この年、蔵人は参勤交代で江戸へ。そこで元武に呼
ばれます。そして「国に戻ったら、そなたの舅、天
源寺刑部を斬れ」との命が。元武は、本家の世継ぎ
の綱茂に矢を放った主犯格は刑部に違いないと見て
いたのです。

蔵人が国に戻ってから十日後、天源寺屋敷内で、主
の刑部が首を斬られて死んでいるのが発見されます。
その日の夜に蔵人はどこかに消え、犯人は蔵人と
断定、すぐに追っ手が蔵人を探しに出ます。

一方、天源寺家では、このままでは御家断絶になる
ので、蔵人の従兄弟の深町右京と咲弥を再婚させて
入り婿になってもらい、夫婦で刑部の仇討ちで蔵人
を討てばいい、ということに。
右京はこれを拒否しますが、元武といっしょに帰国
した巴十太夫の弟子たちが蔵人捜索に出ていると、
つまり元武は蔵人に刑部を斬らせ、その責めを蔵人
に負わせるつもりだと知って、藩に蔵人捜索の願い
を出しますが、藩からは右京に「御歌書役」という
位に登用のため、京行きということで、藩の外に出
ることを許可されます。が、咲弥にはある疑念が。
それは、右京の脇差が蔵人のものだったのですが・・・

鍋島家と龍造寺家との因縁からはじまり、さらに、
幕府、朝廷まで絡んできます。はたして右京と咲弥
は蔵人を見つけることが出来るのか。
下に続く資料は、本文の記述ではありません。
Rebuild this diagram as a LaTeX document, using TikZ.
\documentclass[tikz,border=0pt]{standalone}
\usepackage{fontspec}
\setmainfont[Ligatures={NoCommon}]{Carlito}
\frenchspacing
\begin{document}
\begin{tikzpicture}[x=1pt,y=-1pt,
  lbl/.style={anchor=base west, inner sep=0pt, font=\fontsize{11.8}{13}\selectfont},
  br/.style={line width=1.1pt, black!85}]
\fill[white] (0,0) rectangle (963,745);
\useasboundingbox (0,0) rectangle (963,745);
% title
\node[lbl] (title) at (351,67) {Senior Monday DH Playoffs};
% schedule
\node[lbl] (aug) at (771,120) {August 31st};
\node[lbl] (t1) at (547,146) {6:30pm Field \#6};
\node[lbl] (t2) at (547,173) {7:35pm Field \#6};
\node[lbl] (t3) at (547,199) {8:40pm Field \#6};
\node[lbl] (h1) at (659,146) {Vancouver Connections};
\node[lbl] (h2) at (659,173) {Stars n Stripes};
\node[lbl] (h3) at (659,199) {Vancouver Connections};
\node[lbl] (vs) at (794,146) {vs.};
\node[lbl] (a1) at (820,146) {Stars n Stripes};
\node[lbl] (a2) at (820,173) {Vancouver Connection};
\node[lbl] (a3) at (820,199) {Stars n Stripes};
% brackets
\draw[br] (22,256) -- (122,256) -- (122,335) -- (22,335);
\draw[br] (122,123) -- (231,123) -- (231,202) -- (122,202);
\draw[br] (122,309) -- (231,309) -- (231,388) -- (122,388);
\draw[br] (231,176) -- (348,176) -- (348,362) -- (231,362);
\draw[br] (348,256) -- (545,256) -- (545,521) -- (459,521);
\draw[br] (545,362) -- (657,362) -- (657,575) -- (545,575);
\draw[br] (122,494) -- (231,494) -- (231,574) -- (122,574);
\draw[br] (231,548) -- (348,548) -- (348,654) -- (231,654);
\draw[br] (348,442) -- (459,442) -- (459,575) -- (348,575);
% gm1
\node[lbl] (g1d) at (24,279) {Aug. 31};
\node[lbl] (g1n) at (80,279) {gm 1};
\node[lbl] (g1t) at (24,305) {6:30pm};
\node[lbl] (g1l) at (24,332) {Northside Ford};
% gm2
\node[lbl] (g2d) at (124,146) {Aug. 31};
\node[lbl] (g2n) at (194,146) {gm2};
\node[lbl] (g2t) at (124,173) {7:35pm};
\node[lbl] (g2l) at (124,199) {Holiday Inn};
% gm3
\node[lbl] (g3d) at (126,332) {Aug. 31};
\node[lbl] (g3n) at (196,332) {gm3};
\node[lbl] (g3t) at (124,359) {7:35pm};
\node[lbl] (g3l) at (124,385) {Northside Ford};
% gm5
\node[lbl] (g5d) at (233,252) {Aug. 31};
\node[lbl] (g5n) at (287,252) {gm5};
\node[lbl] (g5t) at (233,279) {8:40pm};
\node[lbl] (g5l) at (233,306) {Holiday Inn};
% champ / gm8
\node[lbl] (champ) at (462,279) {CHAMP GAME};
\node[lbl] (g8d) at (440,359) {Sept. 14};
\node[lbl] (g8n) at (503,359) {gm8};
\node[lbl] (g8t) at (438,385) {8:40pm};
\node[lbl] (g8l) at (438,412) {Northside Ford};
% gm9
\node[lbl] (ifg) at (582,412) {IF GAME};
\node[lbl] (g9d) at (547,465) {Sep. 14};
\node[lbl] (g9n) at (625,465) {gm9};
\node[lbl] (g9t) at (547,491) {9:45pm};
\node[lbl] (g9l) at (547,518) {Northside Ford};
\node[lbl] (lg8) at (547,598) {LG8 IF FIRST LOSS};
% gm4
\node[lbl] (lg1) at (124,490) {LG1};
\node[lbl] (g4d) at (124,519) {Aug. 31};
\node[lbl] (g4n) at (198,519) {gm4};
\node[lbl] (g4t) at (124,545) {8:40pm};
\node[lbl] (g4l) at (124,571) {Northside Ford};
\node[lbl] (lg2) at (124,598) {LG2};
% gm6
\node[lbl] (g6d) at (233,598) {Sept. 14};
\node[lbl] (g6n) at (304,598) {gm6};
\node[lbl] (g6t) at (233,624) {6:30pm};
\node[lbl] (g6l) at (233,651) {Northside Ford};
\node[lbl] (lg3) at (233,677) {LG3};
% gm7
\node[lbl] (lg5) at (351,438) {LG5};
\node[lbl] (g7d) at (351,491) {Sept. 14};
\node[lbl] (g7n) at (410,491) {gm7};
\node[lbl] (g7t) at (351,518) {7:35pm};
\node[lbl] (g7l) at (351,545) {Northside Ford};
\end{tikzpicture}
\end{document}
そして蔵人は
「自身の心」の和歌を見つけることができるのか。
そして、どういう経緯があって、咲弥は水戸藩預か
りとなったのか。

咲弥が幼い頃に出会った、花見にでかけたときに桜
の枝を折って渡してくれたのは、はじめは右京だと
勘違いしていたのですが、あれは蔵人だったのか。

とても美しい物語です。

この物語のキーパーソンとして、水戸光圀が登場し
ます。黄門様として有名ですが、じつは、ドラマで
印籠を出し「どなたと心得る、先の副将軍・・・」と
ありますが、(副将軍)という位は幕府にはなく、
また、そもそも御三家の一、水戸家の当主でも隠居
でも、水戸の城下と江戸屋敷の往復以外は認められ
なかったそうで、あんな全国行脚などできません。
ではなぜあの話ができたかというと、光圀のライフ
ワークとして「大日本史」の編纂というのがあって、
その資料集めに全国を飛び回っていた藩士で学者の
佐々宗淳、通称(介三郎)と、安積覚、通称(覚兵衛)、
文中にも登場しますが、このふたりがのちの「助さん
格さん」になり、さらにこの光圀公という人、かなり
ブッ飛んだ人だったらしく、先述したように水戸から
江戸の往復しかできなかったのですが、一度、水戸街
道からそれて上総、安房(現在の千葉県)を通り、船
で三浦半島に渡って、鎌倉を見物して江戸に入ったこ
とがあるそうで、おそらくこれを元にしてできたのが
「水戸黄門」なのでは、という話なのだそうな。